### YOUR GOAL
Omit all images. Write out the rest of the material exactly.

----------------

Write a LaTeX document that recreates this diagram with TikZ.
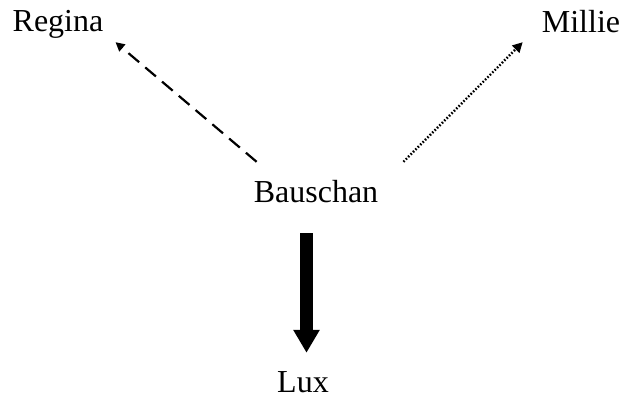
\documentclass[tikz,border=0pt]{standalone}
\usepackage{fontspec}
\setmainfont{Liberation Serif}
\usetikzlibrary{arrows.meta}
\begin{document}
\begin{tikzpicture}[x=1pt,y=1pt,
  lbl/.style={inner sep=0pt, anchor=base, text height=22pt, text depth=7pt, font=\fontsize{32}{34}\selectfont},
  dashlink/.style={line width=2.2pt, dash pattern=on 14pt off 8pt, -{Triangle[width=9pt,length=9pt]}},
  dotlink/.style={line width=2.4pt, dash pattern=on 1.6pt off 1.8pt, -{Triangle[width=10pt,length=10pt]}},
  heavylink/.style={line width=12.5pt, -{Triangle[width=25pt,length=23pt]}}]
\useasboundingbox (0,0) rectangle (624,397);
\node[lbl] (R) at (58,365) {Regina};
\node[lbl] (M) at (581,364) {Millie};
\node[lbl] (B) at (316,195) {Bauschan};
\node[lbl, text depth=0pt] (L) at (303,5) {Lux};
\draw[dashlink] ([shift={(3,18)}]B.north west) -- ([shift={(12,-3)}]R.south east);
\draw[dotlink] ([shift={(25,18)}]B.north east) -- ([shift={(-19,-2)}]M.south west);
\draw[heavylink] ([shift={(-9.5,-24)}]B.south) -- ([shift={(3.5,17)}]L.north);
\end{tikzpicture}
\end{document}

----------------

### EXPECTED ANSWER
Write a LaTeX document that recreates this diagram with TikZ.
\documentclass[tikz,border=0pt]{standalone}
\usepackage{fontspec}
\setmainfont{Liberation Serif}
\usetikzlibrary{arrows.meta}
\begin{document}
\begin{tikzpicture}[x=1pt,y=1pt,
  lbl/.style={inner sep=0pt, anchor=base, text height=22pt, text depth=7pt, font=\fontsize{32}{34}\selectfont},
  dashlink/.style={line width=2.2pt, dash pattern=on 14pt off 8pt, -{Triangle[width=9pt,length=9pt]}},
  dotlink/.style={line width=2.4pt, dash pattern=on 1.6pt off 1.8pt, -{Triangle[width=10pt,length=10pt]}},
  heavylink/.style={line width=12.5pt, -{Triangle[width=25pt,length=23pt]}}]
\useasboundingbox (0,0) rectangle (624,397);
\node[lbl] (R) at (58,365) {Regina};
\node[lbl] (M) at (581,364) {Millie};
\node[lbl] (B) at (316,195) {Bauschan};
\node[lbl, text depth=0pt] (L) at (303,5) {Lux};
\draw[dashlink] ([shift={(3,18)}]B.north west) -- ([shift={(12,-3)}]R.south east);
\draw[dotlink] ([shift={(25,18)}]B.north east) -- ([shift={(-19,-2)}]M.south west);
\draw[heavylink] ([shift={(-9.5,-24)}]B.south) -- ([shift={(3.5,17)}]L.north);
\end{tikzpicture}
\end{document}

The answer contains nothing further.